The Sun is looking to regain ground lost during its years behind an internet paywall with the launch of a new mobile-friendly website.
The new-look Sun site is designed to be “mobile-first”, so it should look at its best on mobile devices.
Like Mail Online it crams a huge amount of stories on to its home page.
Headline “kickers” are a feature, meaning website stories can contain traditional Sun pun-style headlines as well as more search-engine friendly website headlines.
The site has been in development since before Christmas (The Sun dropped its online paywall in November).
According to the latest figures from the National Readership Survey The Sun reaches an average of 14.4m readers per month in print and online in the UK, putting it behind The Independent, Metro, the Telegraph, Mirror, Guardian and Daily Mail.
According to Comscore data for March 2016, The Sun website reaches 2.9m readers a month in the UK on mobile devices versus 20.2m a month for Mail Online and 16.8m for the Mirror.
Sun digital editor Keith Poole, who joined from Mail Online in January, is leading the new site.
Expaining why there are so many more stories on the new look Sun home-page, he said: “It’s the way of the internet.
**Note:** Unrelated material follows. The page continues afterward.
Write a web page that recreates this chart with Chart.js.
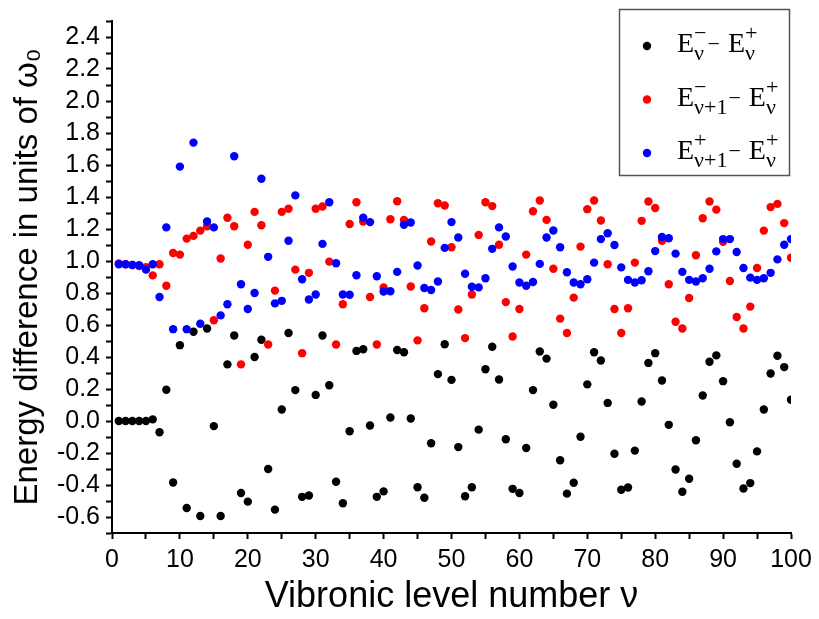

You’ve got to offer people a lot to grab their attention and hopefully as they scroll down they’re going to click into something.
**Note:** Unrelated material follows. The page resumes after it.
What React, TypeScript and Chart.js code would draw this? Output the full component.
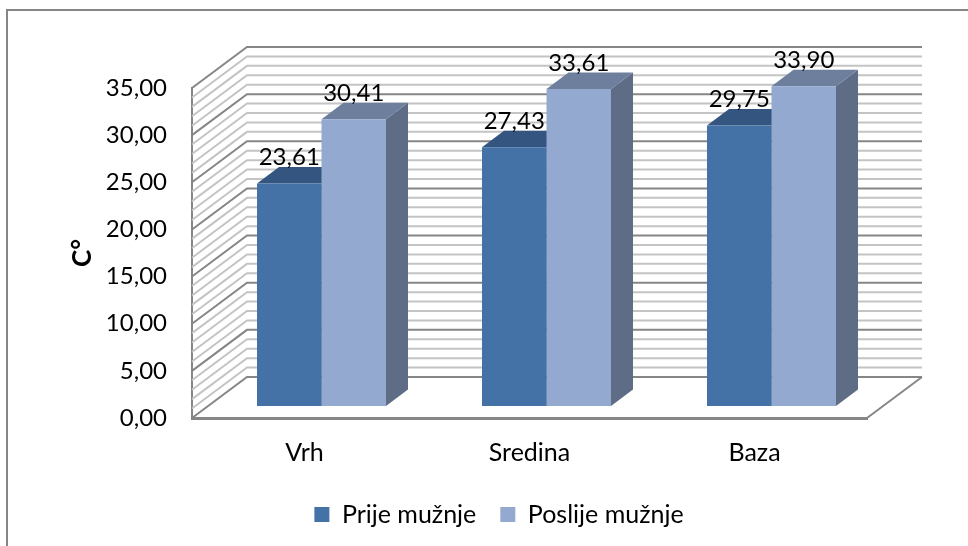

“We’re producing a lot more stories, video and pictures now.”
He declined to be drawn on staff numbers for the site, but he said “many dozens” of journalists are working on it – with further rapid expansion planned.
The digital website team uploads content from the main print edition overnight, also taking some web-first exclusives from the print editorial team.
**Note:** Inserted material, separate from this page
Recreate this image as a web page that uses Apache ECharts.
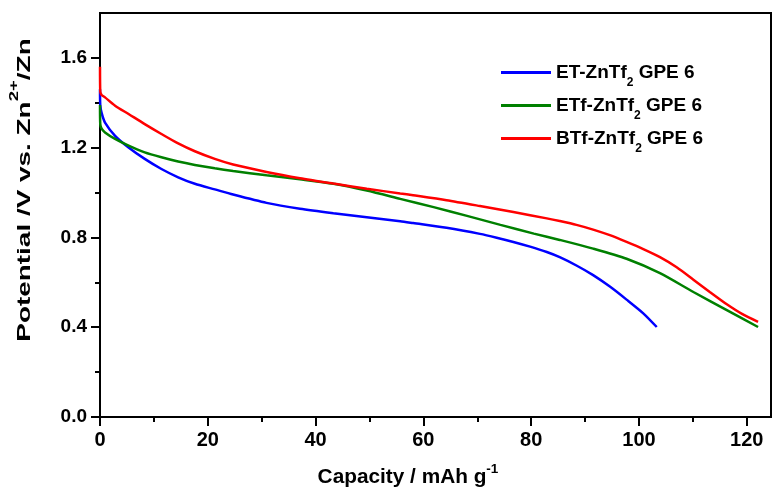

Poole is hopeful that the site will reap the technical benefits from moving to new content management system WordPress.
He said: “We were working on a very old version of Escenic which was quite unwieldy for the reporters to produce their stories.”
He said the new system also remedies a glitch in the former website technology which meant Sun stories were not getting prominence on Google search results.
He said: “We had some technological challenges, particularly in terms of SEO. We’ve had trouble appearing in Google search mainly because of the publishing platform we were on. Things that were bread and butter to other websites we haven’t quite had the luxury of yet.
“The main focus is to be able to provide my team with a system that’s intuitive so the can concentrate on being journalists. What will succeed most is great stories.”
He said that during the day the web editorial team “are reporting all the news that’s around on the wires or bubbling around on the internet”.
Articles from the site are going to be available on Google Amp and Facebook Instant Articles. The Sun already publishes its work on popular mobile messaging system Snapchat.
Poole declined to be drawn on specific traffic targets, but he said: “We haven’t come into this being unambitious.
“The focus at first is UK traffic hope but as we go along we will build a global audience as well.
“This is base camp. There’s a lot more to follow.”